Firenze, Ottobre 1897.


Giuseppe Ruggero.               







  1. Monete della Zecca di Dezana. Torino, 1863, a pag. 33.
  2. Vedi Promis, Monete di zecche Italiane inedite, Memoria I. Torino, 1867, al n. 26 — Crespellani, La Zecca di Modena. Modena, 1884, Tav. IX, n. 75.
  3. Vedi Giuseppe Castellani, Quattrino inedito, etc, in Riv. N. It. Anno VII, pag. 91-97.
  4. Vedi Zanetti, Nuova raccolta, etc. Vol. I, pag. 136, n. 53.
  5. Vedi Q. Bigi, Di Camillo e Siro da Correggio e lor zecca. Modena, 1870; tav. III, n. 23 e tav. IX, n. 74 e 75 — Kunz, in Archeografo triestino, Vol. VIII, n. 16 delle tavole.

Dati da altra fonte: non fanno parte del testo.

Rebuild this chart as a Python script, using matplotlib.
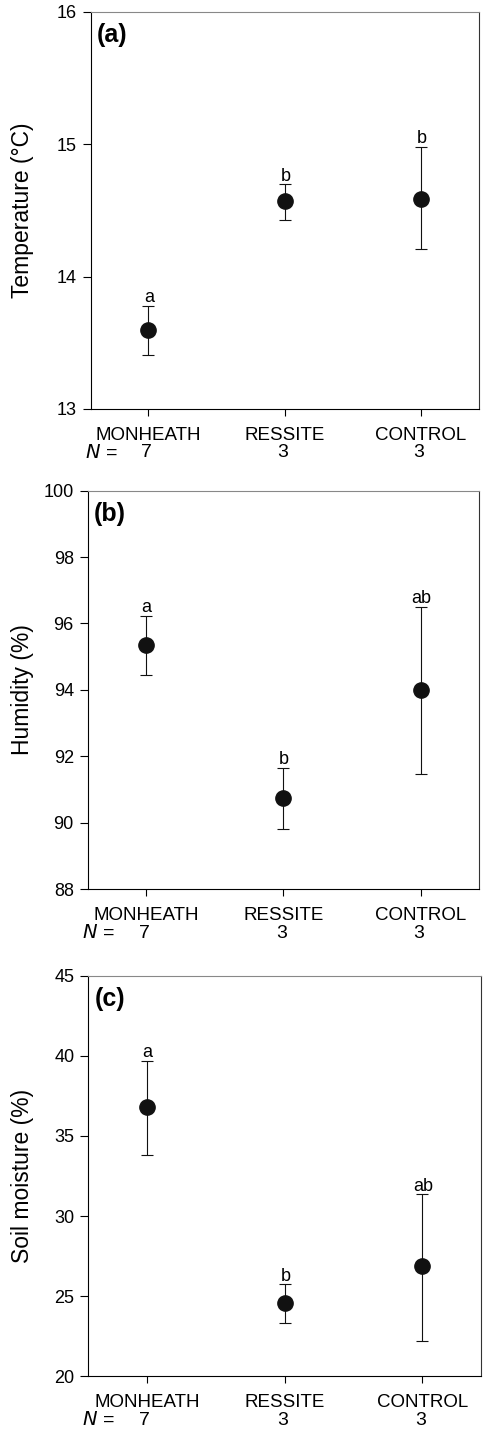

  6. Vedi Gnecchi, Le Monete di Milano, ivi 1884, tav. XXV, p. 14.
  7. Op. cit, pag. 53.
  8. Topografia delle Zecche Italiane. Firenze, 1869.
  9. Vade-mecum del raccoglitore di monete ital., etc. Camerino, i886.
  10. Elenco delle zecche d’Italia, seconda edizione in Gazzetta Numismatica dell’Ambrosoli, anno V, 1885.
  11. Catalogo del Sambon per la Collezione Rossi. Roma, 1880.
  12. Manuale di Numismatica, Serie Hoepli, seconda edizione. Milano, 1895.